Faces on Faith: Overcoming barriers
When I was 14 years old, I played baseball for an all-star team. We had a talented team and won a number of games. We were hoping to become national champions. Our next step was the regional finals held in Detroit, Michigan. We arrived the night before our big game and while checking in to our hotel, I overheard a conversation between our coach and hotel manager. It went something like this, “I have your keys and there are a couple of rooms in the back for the colored boys.” I was shocked. These were my teammates and my friends. We had played baseball together for at least eight years. Why did they have to stay in the back? We, of course, know why; they were black.
Given all the turmoil this year around raised racial tensions, one wonders how far have we come since 1962. Recently, I have been part of a small group reading and discussing a book entitled “Be the Bridge; Pursuing God’s Heart for Racial Reconciliation,” by Latasha Morrison. In 2016, she started a movement based on honest conversation between ethnic groups. Be the Bridge works to break down racial barriers and give new hope of reconciliation. The non-profit organization has equipped more than 1,000 subgroups across five countries to serve as ambassadors for racial reconciliation.
Matthew 5:9 says, “Blessed are the peacemakers, for they shall be called Children of God,” and Matthew 7:12: “So in everything, do to others what you would have them do to you, for this sums up the Law and the Prophets.”
Barriers and intractable situations abound in our fallen world. Some years ago while serving a church near Youngstown, Ohio, teachers in our school system went on strike. The schools were shut down, the teachers were picketing and our community was divided. A mediator was called in to help the two sides come to a resolution. After a couple of days of no progress, I called the superintendent and invited all parties to use the church for their deliberations. They took us up on our offer.

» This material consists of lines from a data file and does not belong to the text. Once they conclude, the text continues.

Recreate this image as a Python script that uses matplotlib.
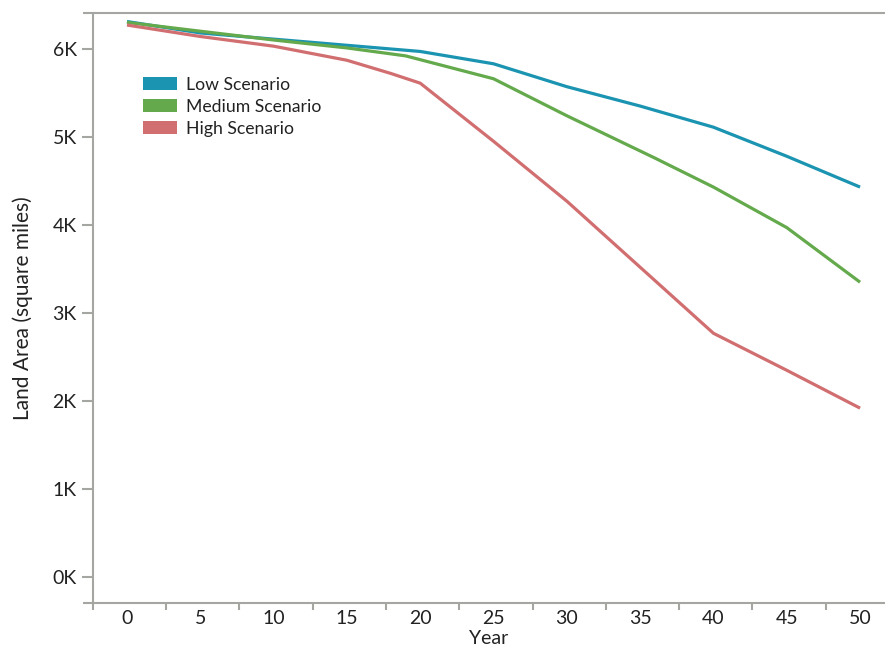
import matplotlib
matplotlib.use("Agg")
import matplotlib.pyplot as plt
from matplotlib.patches import Patch

plt.rcParams['font.family'] = ['Lato', 'DejaVu Sans']

# scenario data (square miles)
low_years = [0, 5, 10, 15, 20, 25, 30, 35, 40, 45, 50]
low_area = [6310, 6180, 6110, 6040, 5970, 5830, 5570, 5350, 5110, 4780, 4430]

medium_years = [0, 5, 10, 15, 19, 25, 30, 36, 40, 45, 50]
medium_area = [6300, 6200, 6100, 6010, 5920, 5660, 5240, 4760, 4430, 3970, 3350]

high_years = [0, 5, 10, 15, 18, 20, 25, 30, 35, 40, 45, 50]
high_area = [6270, 6140, 6030, 5870, 5720, 5610, 4950, 4270, 3520, 2770, 2350, 1920]

year_labels = [0, 5, 10, 15, 20, 25, 30, 35, 40, 45, 50]
y_ticks = [0, 1000, 2000, 3000, 4000, 5000, 6000]

blue = '#1b94b1'
green = '#64aa4c'
red = '#d16e70'
axis_gray = '#a3a6a1'
text_col = '#222222'

fig = plt.figure(figsize=(8.85, 6.48), dpi=100)
ax = fig.add_axes([0.1047, 0.0699, 0.8953, 0.9105])

ax.plot(low_years, low_area, color=blue, lw=2.3, solid_capstyle='butt')
ax.plot(medium_years, medium_area, color=green, lw=2.3, solid_capstyle='butt')
ax.plot(high_years, high_area, color=red, lw=2.3, solid_capstyle='butt')

ax.set_xlim(-2.34, 51.7)
ax.set_ylim(-289, 6410)

for s in ['top', 'right', 'bottom']:
    ax.spines[s].set_visible(False)
ax.spines['left'].set_color(axis_gray)
ax.spines['left'].set_linewidth(1.5)

# top and bottom rules, running a little past the left axis
for yy in (0, 1):
    ax.plot([-0.012, 1], [yy, yy], transform=ax.transAxes, color=axis_gray,
            lw=1.5, clip_on=False, solid_capstyle='butt')

ax.set_yticks(y_ticks)
ax.set_yticklabels([f'{int(v / 1000)}K' for v in y_ticks])
ax.tick_params(axis='y', length=8, width=1.5, color=axis_gray, pad=3.5,
               labelsize=14, labelcolor=text_col)

# band boundaries as ticks, year labels at band centres
ax.set_xticks([y - 2.34 for y in year_labels])
ax.set_xticklabels([])
ax.set_xticks(year_labels, minor=True)
ax.set_xticklabels([str(y) for y in year_labels], minor=True)
ax.tick_params(axis='x', which='major', length=5, width=1.5, color=axis_gray)
ax.tick_params(axis='x', which='minor', length=0, pad=5, labelsize=14,
               labelcolor=text_col)

ax.set_xlabel('Year', fontsize=14, color=text_col, labelpad=2.5)
ax.set_ylabel('Land Area (square miles)', fontsize=15, color=text_col, labelpad=14)

handles = [Patch(facecolor=blue, label='Low Scenario'),
           Patch(facecolor=green, label='Medium Scenario'),
           Patch(facecolor=red, label='High Scenario')]
leg = ax.legend(handles=handles, loc='upper left', bbox_to_anchor=(0.064, 0.891),
                frameon=False, fontsize=12.7, handlelength=1.93, handleheight=0.74,
                handletextpad=0.5, labelspacing=0.33, borderpad=0, borderaxespad=0)
for t in leg.get_texts():
    t.set_color(text_col)

fig.savefig('out.png', dpi=100)
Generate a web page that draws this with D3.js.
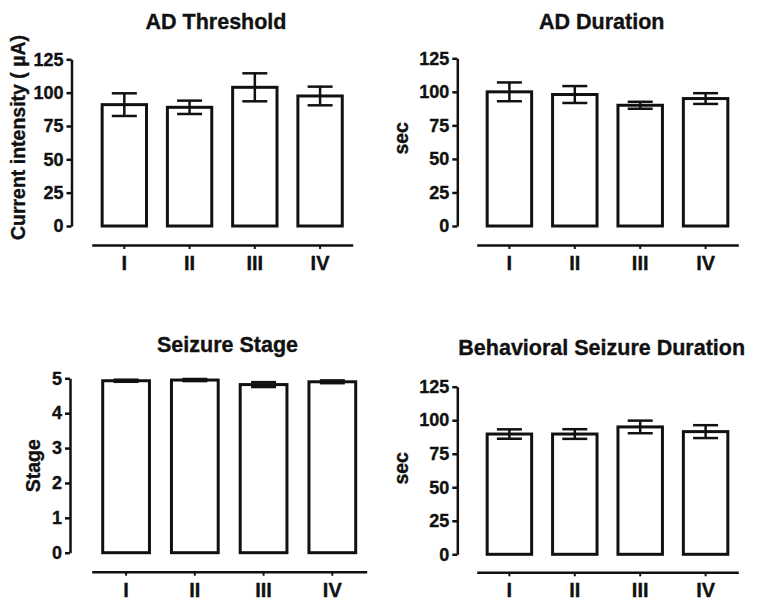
<!DOCTYPE html>
<html>
<head>
<meta charset="utf-8">
<script src="https://cdn.jsdelivr.net/npm/d3@7"></script>
<style>
  html, body { margin: 0; padding: 0; background: #fff; }
  svg { display: block; }
  text { font-family: "Liberation Sans", Arial, sans-serif; font-weight: bold; fill: #111; }
</style>
</head>
<body>
<svg id="chart" width="762" height="606"></svg>
<script>
// ---- Data ----
const categories = ["I", "II", "III", "IV"];

const adThresholdMean = [91, 89, 104, 97.5];
const adThresholdSem  = [8.5, 5, 10.5, 7];

const adDurationMean = [100, 98, 90, 95];
const adDurationSem  = [7, 6.3, 2.6, 4];

const seizureStageMean = [4.93, 4.95, 4.82, 4.9];
const seizureStageSem  = [0.03, 0.03, 0.07, 0.04];

const behavDurationMean = [89.7, 89.7, 95, 91.5];
const behavDurationSem  = [3.5, 3.6, 4.7, 4.8];

const ticks125 = [0, 25, 50, 75, 100, 125];
const ticks5 = [0, 1, 2, 3, 4, 5];

const titles = ["AD Threshold", "AD Duration", "Seizure Stage", "Behavioral Seizure Duration"];
const yLabels = ["Current intensity ( \u00B5A)", "sec", "Stage", "sec"];

// ---- Layout ----
const panels = [
  { mean: adThresholdMean, sem: adThresholdSem, ticks: ticks125, yMax: 125,
    title: titles[0], yLabel: yLabels[0],
    axisX: 71.5, yBottom: 226, yTop: 59.3, xLeft: 91.7, xRight: 352.7, xAxisY: 245,
    titleX: 216, titleY: 28.5, labelX: 25, labelY: 137.5 },
  { mean: adDurationMean, sem: adDurationSem, ticks: ticks125, yMax: 125,
    title: titles[1], yLabel: yLabels[1],
    axisX: 457.3, yBottom: 226, yTop: 58.3, xLeft: 476.7, xRight: 738.3, xAxisY: 245,
    titleX: 601.7, titleY: 28.5, labelX: 408.3, labelY: 138.3 },
  { mean: seizureStageMean, sem: seizureStageSem, ticks: ticks5, yMax: 5,
    title: titles[2], yLabel: yLabels[2],
    axisX: 70, yBottom: 552.7, yTop: 378.3, xLeft: 91.7, xRight: 366.7, xAxisY: 571.7,
    titleX: 227.5, titleY: 351.7, labelX: 40, labelY: 465.8 },
  { mean: behavDurationMean, sem: behavDurationSem, ticks: ticks125, yMax: 125,
    title: titles[3], yLabel: yLabels[3],
    axisX: 457.3, yBottom: 554.3, yTop: 386.7, xLeft: 476.7, xRight: 738.3, xAxisY: 572.3,
    titleX: 601.7, titleY: 355, labelX: 408.3, labelY: 468.3 }
];

const svg = d3.select("#chart");
const ink = "#111";
const fontFam = "'Liberation Sans', Arial, sans-serif";

function styleText(sel, size) {
  sel.style("font-size", size).style("font-family", fontFam).style("font-weight", "bold")
    .attr("fill", ink).attr("stroke", ink).attr("stroke-width", 0.35);
}

panels.forEach(p => {
  const g = svg.append("g");
  const y = d3.scaleLinear().domain([0, p.yMax]).range([p.yBottom, p.yTop]);
  const x = d3.scaleBand().domain(categories).range([p.xLeft, p.xRight])
    .paddingInner(0.32).paddingOuter(0.16);

  // Title
  g.append("text").attr("x", p.titleX).attr("y", p.titleY)
    .attr("text-anchor", "middle").text(p.title).call(styleText, "21.5px");

  // Y label
  g.append("text")
    .attr("transform", `translate(${p.labelX},${p.labelY}) rotate(-90)`)
    .attr("text-anchor", "middle").text(p.yLabel).call(styleText, "19.5px");

  // Y axis
  const yAxis = g.append("g").attr("transform", `translate(${p.axisX},0)`)
    .call(d3.axisLeft(y).tickValues(p.ticks).tickFormat(d3.format("d"))
      .tickSize(5).tickPadding(3).tickSizeOuter(0));
  yAxis.select(".domain").attr("stroke", ink).attr("stroke-width", 2.5);
  yAxis.selectAll(".tick line").attr("stroke", ink).attr("stroke-width", 2.5);
  yAxis.selectAll(".tick text").call(styleText, "18px");

  // X axis (separate line below)
  const xAxis = g.append("g").attr("transform", `translate(0,${p.xAxisY})`)
    .call(d3.axisBottom(x).tickSize(4).tickPadding(7).tickSizeOuter(0));
  xAxis.select(".domain").attr("stroke", ink).attr("stroke-width", 2.5);
  xAxis.selectAll(".tick line").attr("stroke", ink).attr("stroke-width", 2);
  xAxis.selectAll(".tick text").call(styleText, "20px");

  // Bars
  g.selectAll("rect.bar").data(categories).join("rect")
    .attr("class", "bar")
    .attr("x", d => x(d))
    .attr("width", x.bandwidth())
    .attr("y", (d, i) => y(p.mean[i]))
    .attr("height", (d, i) => y(0) - y(p.mean[i]))
    .attr("fill", "#fff").attr("stroke", ink).attr("stroke-width", 3);

  // Error bars
  const capW = 25;
  categories.forEach((c, i) => {
    const cx = x(c) + x.bandwidth() / 2;
    const hi = y(p.mean[i] + p.sem[i]);
    const lo = y(p.mean[i] - p.sem[i]);
    g.append("line").attr("x1", cx).attr("x2", cx).attr("y1", hi).attr("y2", lo)
      .attr("stroke", ink).attr("stroke-width", 2.5);
    [hi, lo].forEach(v => {
      g.append("line").attr("x1", cx - capW / 2).attr("x2", cx + capW / 2)
        .attr("y1", v).attr("y2", v).attr("stroke", ink).attr("stroke-width", 2.5);
    });
  });
});
</script>
</body>
</html>
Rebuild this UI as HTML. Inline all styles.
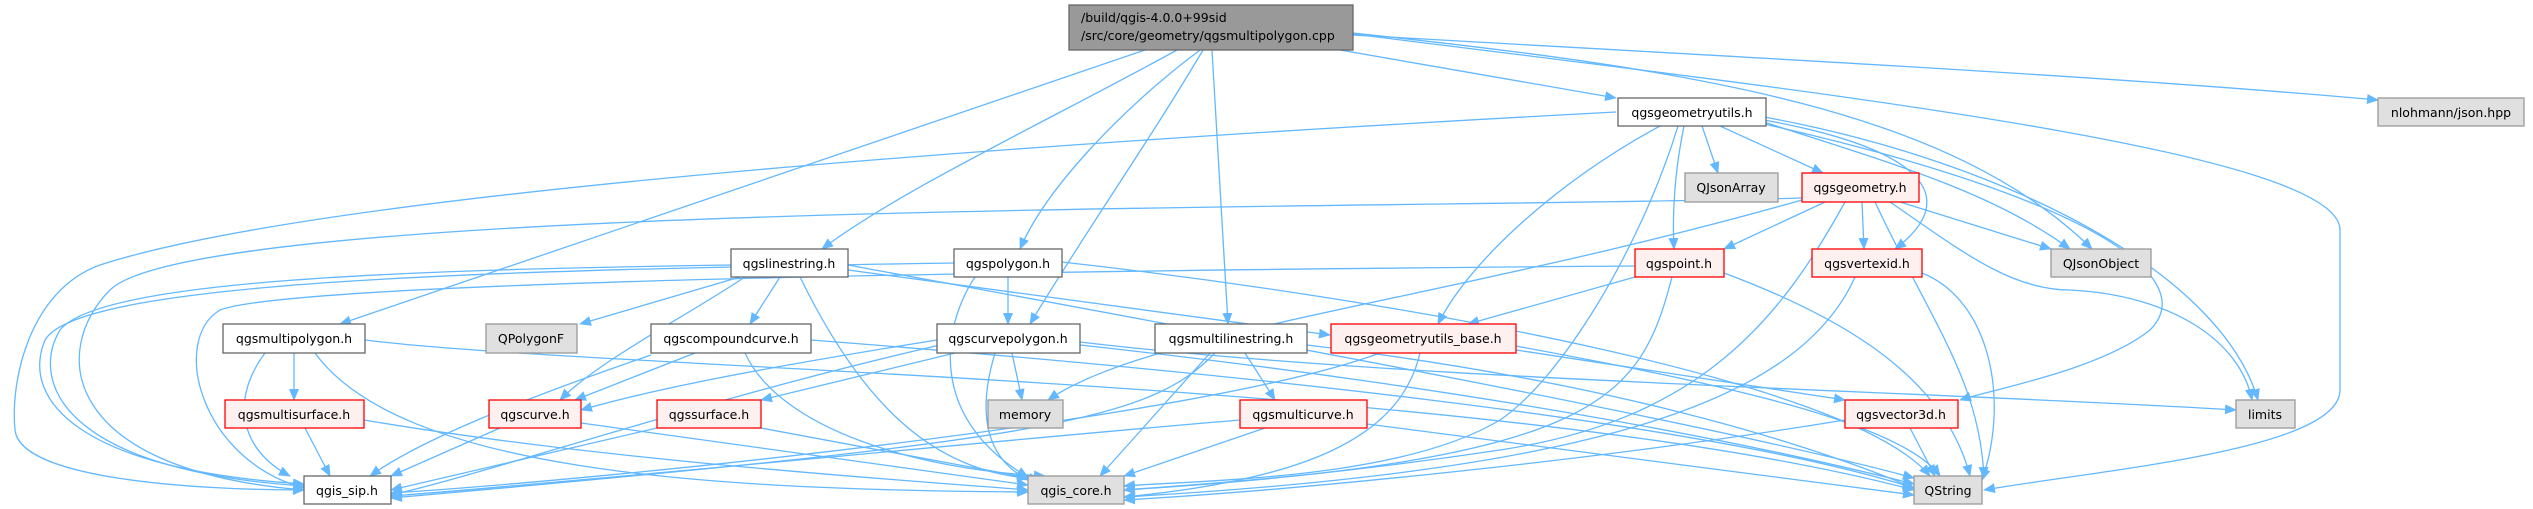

Some of our leaders decided to provide food and beverages and we opened our Sanctuary for prayer. After 24 hours a resolution was reached. In our parking lot were teachers, students and parents waiting for updates. It was heartwarming when everyone clapped and cheered at the good news. Certainly most of the credit goes to those who in the room negotiating, but I also believe the church provided an atmosphere of love and encouragement. That is what it means to be the bridge. Whether it is race, politics or family, being the bridge makes it possible to overcome all barriers.
Barriers divide and create fear, anger and mistrust. Let’s be a bridge which can lead to a breath of fresh air.
The Rev. Larry L. Marshall is the pastor at the Captiva Chapel by the Sea.